Yesterday, on Slate's Best of the Fray ("BOTF"), my friend Archaeopteryx made the following comment:

Geoff doesn't want to shut down BOTF.

But everybody else at Slate does want to do so. It's a giant pain in the ass for them, and despite what several folks around here think, it generates exactly zero revenue for them.


I am afraid I have to doubt the accuracy of what Arch says, because I am almost certain that the advertisements that appear on my Fray page (right now, they are for the Ford Fusion Hybrid) are offered free of charge. I do not doubt, however, that the revenue generated does not cover the costs -- although the incremental costs cannot be too high. I mean, it is not like they spend much on moderators for the Fray. Certainly not lately.

A major part of my real-world professional live involves strategic planning, so understanding the business model is something I often find myself attempting. I have no professional experience in the on-line publishing industry, so I am doing a lot of speculating here.

I assume that Slate gets paid by advertisers based on the number of page views -- the number of times each page on which the advertises' adverts appear. It is also possible that the are paid on a "pay-per-click" basis. Either way, the revenue stream depends on the ability to attract readers to the pages in question.

My guess is that even the more active discussion boards draw significantly fewer readers than do the articles for the magazine itself. The most active board is Ballot Box, which lately generates about 1,500 to 1,600 posts per day. The third most active board, the BOTF, lately averages about 400 posts per day. It is hard to guess just how the number of posts correlates to the number of site visits. My gut reaction is that there are not many people reading Ballot Box other than the participants in the discussion. I suspect that BOTF might be a bit better, but in any case, I am skeptical about any of them drawing huge readership.
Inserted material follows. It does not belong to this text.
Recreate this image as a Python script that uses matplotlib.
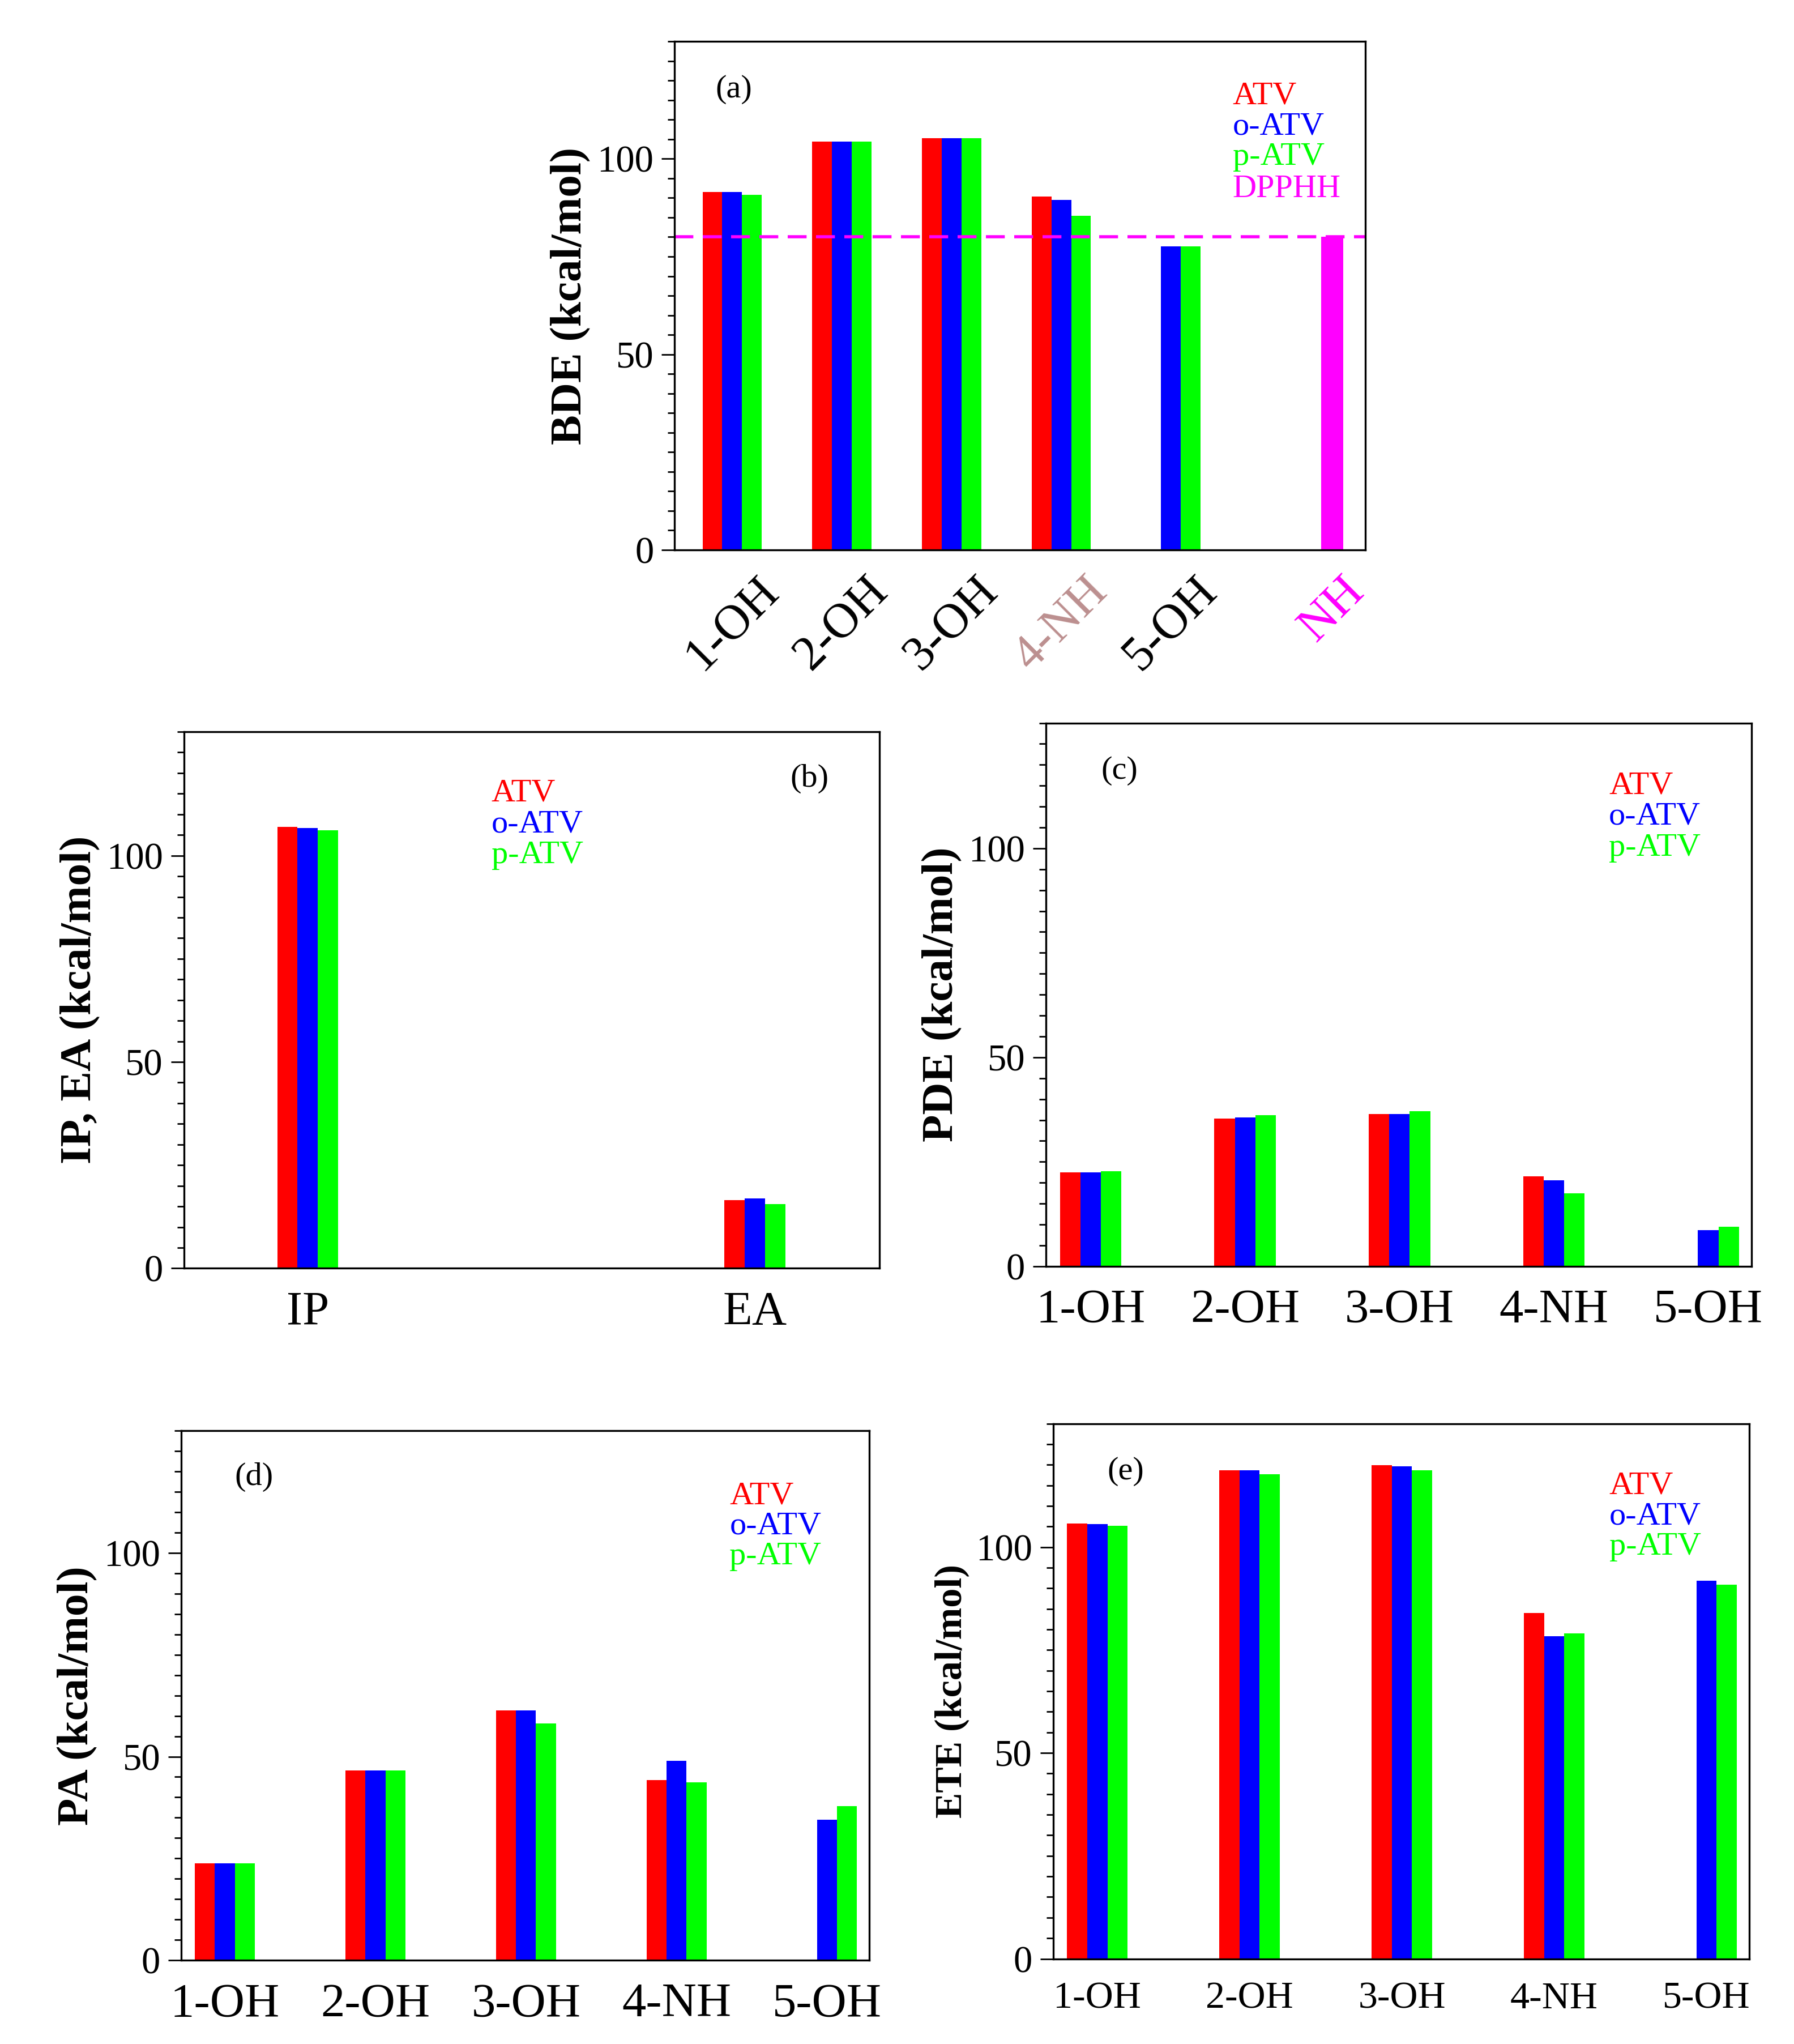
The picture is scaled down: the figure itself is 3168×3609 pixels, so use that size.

Slate seems to be trying to steer the boards to discussion of articles in the magazine. This does not seem to be very successful, at least based on the number of posts. With the exception of Today's Papers, and to a much lessor extent, Human Nature and Dear Prudie, none of the discussion boards tied to Slate articles generates significant discussion. Now, it is possible that they might have a higher number of readers per post, as those reading the article might want to see what comments other readers have made to the article, and I can understand that there could be a symbiotic relationship between a discussion forum tied to articles and the numbers of people viewing the articles themselves.

I can easily imagine that advertising revenue from the discussion boards might be relatively insignificant compared to that from the on-line magazine itself. It is not hard to imagine that they would not find much to be gained from operating general discussion forums for people who rarely, if ever, visit the e-zine itself (eg Ballot Box and BOTF).

My own guess? Most, if not all, of the Slate discussion forums are soon to be history. The ones tied to articles might remain, but only to enhance the interest in those articles.

Saturday, March 14, 2009

Message of the Day

Re: Let's clear up some misconceptions.
by Schadenfreude
03/13/2009, 11:25 PM #

Dear Customers:

Fuck you. We're not making enough money off of you.

Please stop complaining about the service we promised, but didn't deliver. If you do that again, we'll burn down the shop. But first we'll bore the shit out of you talking about our non-existent costs for our non-existent services.

I've been asked to tell you to fuck off because the owners are too cheap to hire someone to tell you to fuck off, even though they said they were going to when we all quit three months ago.

Now, since you've figured out that nobody checks the messages in the Complaints box, you've started bothering actual people with your complaints about the lack of service you were promised. These people are supposed to be working for the readers of our magazine, which you clearly are not. If this doesn't stop, we'll burn down the shop.

Sincerely hoping you just fuck off,

Slate Magazine

Friday, March 13, 2009

Time Magazine on CNBC

Perhaps one of the more perceptive descriptions of CNBC that I have read:

CNBC may pay lip service to the long term, but it has the time horizon of a fruit fly.

Thursday, March 12, 2009

Crime and Punishment

I have recently been thinking more about the concepts of justice and punishment in the context of modern criminal justice systems.

A couple of recent events brought this to the front of my list:

The first of these was yesterday's The Best of the Fray thread about John Demjanjuk, a retired Ohio auto worker accused of being an accomplice to the murder of 29,000 Jews for his role as a prison guard at the Sobibor death camp in Poland in 1943.

The second was watching TV coverage of Bernie Madoff entering court to plead guilty to multiple charges in connection with his $50 Billion ponzi scheme.

My point in this post is not to discuss the specifics of either case, so much as to raise the questions of what it is we expect our justice system to accomplish.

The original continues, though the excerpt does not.